Studies on recommendations in social media have mainly analyzed the quality of recommended items (e.g., their diversity or biases) and the impact of recommendation policies (e.g., in comparison with purely chronological policies). We use a data donation program, collecting more than 2.5 million friend recommendations made to 682 volunteers on X over a year, to study instead how real-world recommenders learn, represent and process political and social attributes of users inside the so-called black boxes of AI systems. Using publicly available knowledge on the architecture of the recommender, we inferred the positions of recommended users in its embedding space. Leveraging ideology scaling calibrated with political survey data, we analyzed the political position of users in our study (N=26,509 among volunteers and recommended contacts) among several attributes, including age and gender. Our results show that the platform's recommender system produces a spatial ordering of users that is highly correlated with their Left-Right positions (Pearson rho=0.887, p-value < 0.0001), and that cannot be explained by socio-demographic attributes. These results open new possibilities for studying the interaction between human and AI systems.
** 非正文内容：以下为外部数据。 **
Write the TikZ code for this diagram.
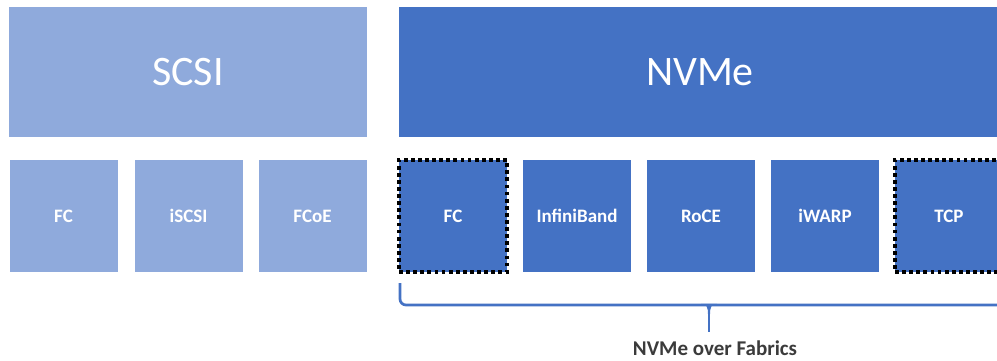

They also raise important questions linked to the legal definition of algorithmic profiling in data privacy regulation by blurring the line between active and passive profiling. We explore new constrained recommendation methods enabled by our results, limiting the political information in the recommender as a potential tool for privacy compliance capable of preserving recommendation relevance.

翻译：社交媒体推荐研究主要分析推荐内容的质量（如多样性或偏见）及推荐策略的影响（例如与纯时间顺序策略的比较）。本研究通过数据捐赠项目，收集了X平台在一年内向682名志愿者提供的超过250万条好友推荐数据，旨在探究现实世界推荐系统如何在人工智能所谓的"黑箱"内部学习、表征和处理用户的政治与社会属性。利用公开的推荐系统架构知识，我们推断了被推荐用户在嵌入空间中的位置。通过结合政治调查数据校准的意识形态标度，我们分析了研究样本中用户（N=26,509，含志愿者及被推荐联系人）在年龄、性别等多重属性上的政治立场。研究结果表明：该平台推荐系统生成的空间排序与用户的左右立场高度相关（皮尔逊相关系数ρ=0.887，p值<0.0001），且这种关联无法用社会人口学属性解释。这些发现为研究人类与人工智能系统的交互开辟了新路径，同时通过模糊主动刻画与被动刻画的界限，对数据隐私监管中算法刻画的法定定义提出了重要质疑。基于研究结果，我们探索了新的约束推荐方法——通过限制推荐系统中的政治信息，构建既能保持推荐相关性又符合隐私合规要求的潜在工具。